St Mungo’s has named Steve Douglas as its new chief executive.
He will replace Howard Sinclair, who announced his intention to leave St Mungo’s last November after six years in charge.
Douglas, who was awarded a CBE for services to housing in 2019, was previously the group chief executive officer with Aquila Services, which advises housing associations and the government.
He has also worked as chief executive of the Housing Corporation, interim corporate director of neighbourhoods and regeneration for the London Borough of Hackney, and as the chair of One Housing Group.
Douglas advised BME London on its the Leadership 2025 initiative, which aims to help senior black and minority ethnic professionals to become leaders of the future.
Working with government
Douglas said: “I look forward to working with the board, the client advisory board and great staff and volunteers at this important charity.
“I will also look forward to working with central government and notably with the ministerial advisory group on rough sleeping and Dame Louise Casey in her current role, a range of strong partners at regional and local government level, and the many committed and dedicated partners in homelessness charities, to tackle the scourge of homelessness.”
Robert Napier, chair of trustees at St Mungo’s, said: “I am delighted to be welcoming Steve at what is a critical time in the homelessness sector. Steve brings with him a huge wealth of experience relevant to our mission to ensure that everyone has a place to call home and can fulfil their hopes and ambitions.”

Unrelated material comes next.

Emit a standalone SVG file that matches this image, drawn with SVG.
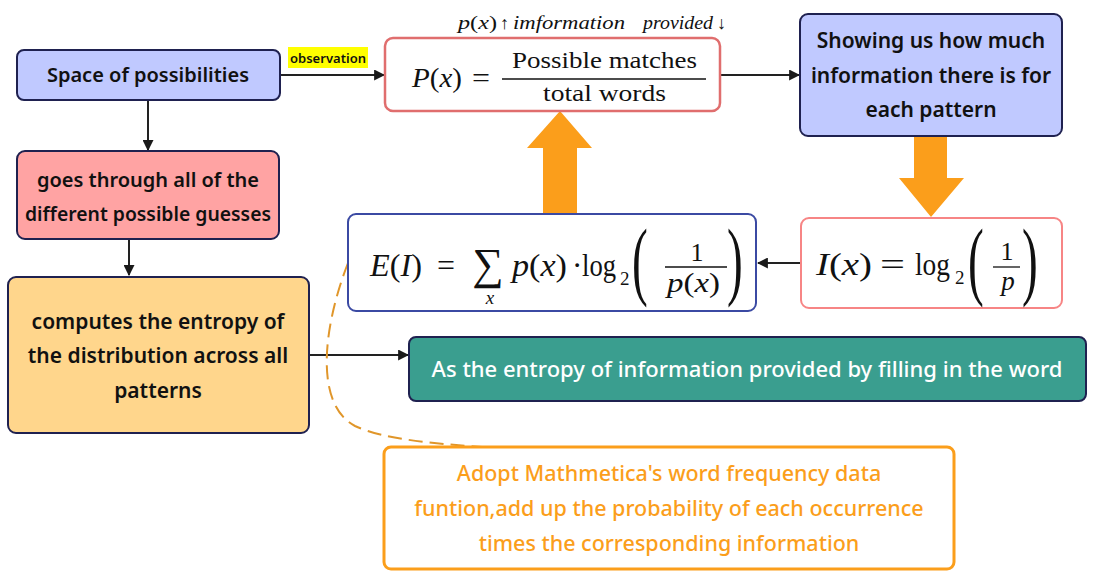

Praise for Howard Sinclair
Napier also thanked Howard Sinclair for his work at the charity. Napier said: “Howard has been outstanding in leading the organisation and I thank him for the role he has played at St Mungo’s, and indeed before that with his many years working in the homelessness and charitable sector.
“His commitment to the cause of homelessness and his passionate belief and leadership have been integral to making St Mungo’s the organisation it is today.
“We thank him for all he has done as he steps down at the end of June with our very best wishes for the future.”
Douglas joins after two years for the charity which have been marked by controversy.
In 2018, the Information Commissioner’s Office found that it was likely St Mungo’s had shared information about rough sleepers with the government without those people's consent, as part of a Home Office programme to identify and deport foreign citizens from the UK. Sinclair later apologised for the charity’s involvement in the scheme, although the charity also disputed some details published in the media.
Earlier this year, hundreds of charity staff voted for a three-day strike over employment terms and conditions. Unite the Union, which organised the ballot, called the charity's management style "heavy-handed and bullying".
St Mungo's income last year was just under £95m, according to the latest filings with the Charity Commission. Douglas will start in his new role on 1 July.